The resonant cavity of an FP laser chip is a Fabry–Perot (FP) cavity. This is the most common type of laser chip, particularly prent in high-power applications. However, its emitted laser is multi-longitudinal mode with a relatively wide bandwidth, which limits its use in many other fields, such as communications. To achieve single-longitudinal-mode output, grating feedback must be incorporated into the chip structure. When the grating structure is integrated along the entire resonant cavity, it forms a distributed feedback (DFB) laser chip. If the grating structure acts as an end mirror placed at the side of the resonant cavity, it forms a distributed Bragg reflector (DBR) laser chip. In DFB and DBR laser chips, the grating structure allows for the selection of single-longitudinal-mode laser output, as shown in the diagram below.

Surface-emitting laser chips also have subcategories, such as the emerging Photonic Crystal Surface Emitting Laser (PCSEL). This type uses a two-dimensional photonic crystal as the emitting surface, and through the design of the photonic band structure, it achieves laser mode selection and angle control. It features an extremely small beam divergence angle (≤1°), demonstrating excellent application potential.

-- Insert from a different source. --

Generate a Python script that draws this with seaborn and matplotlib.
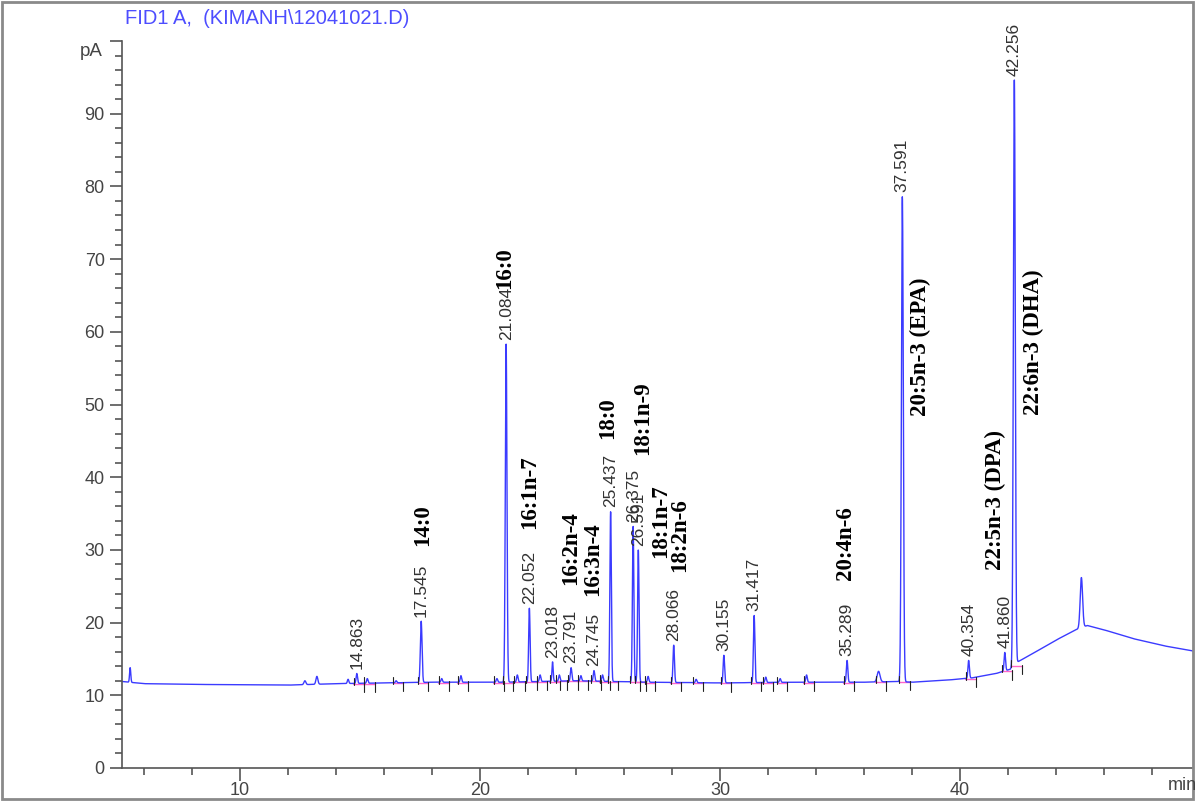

Laser chips are precision optoelectronic devices manufactured using semiconductor chip fabrication processes. The manufacturing process of a typical edge-emitting laser chip, as shown in the diagram below, mainly includes the following steps: design, epitaxial growth, wafer fabrication, cleaving, coating, packaging, and testing.

Once packaged, laser chips serve as core components, enabling controlled laser output when combined with optical, mechanical, power, and control systems. This allows their use in fields such as laser processing, communications, and sensing. The performance parameters of laser chips, such as output power, spectrum, and beam quality, are crucial for their applications. Therefore, parameter testing is an essential part of the laser chip manufacturing process and quality control.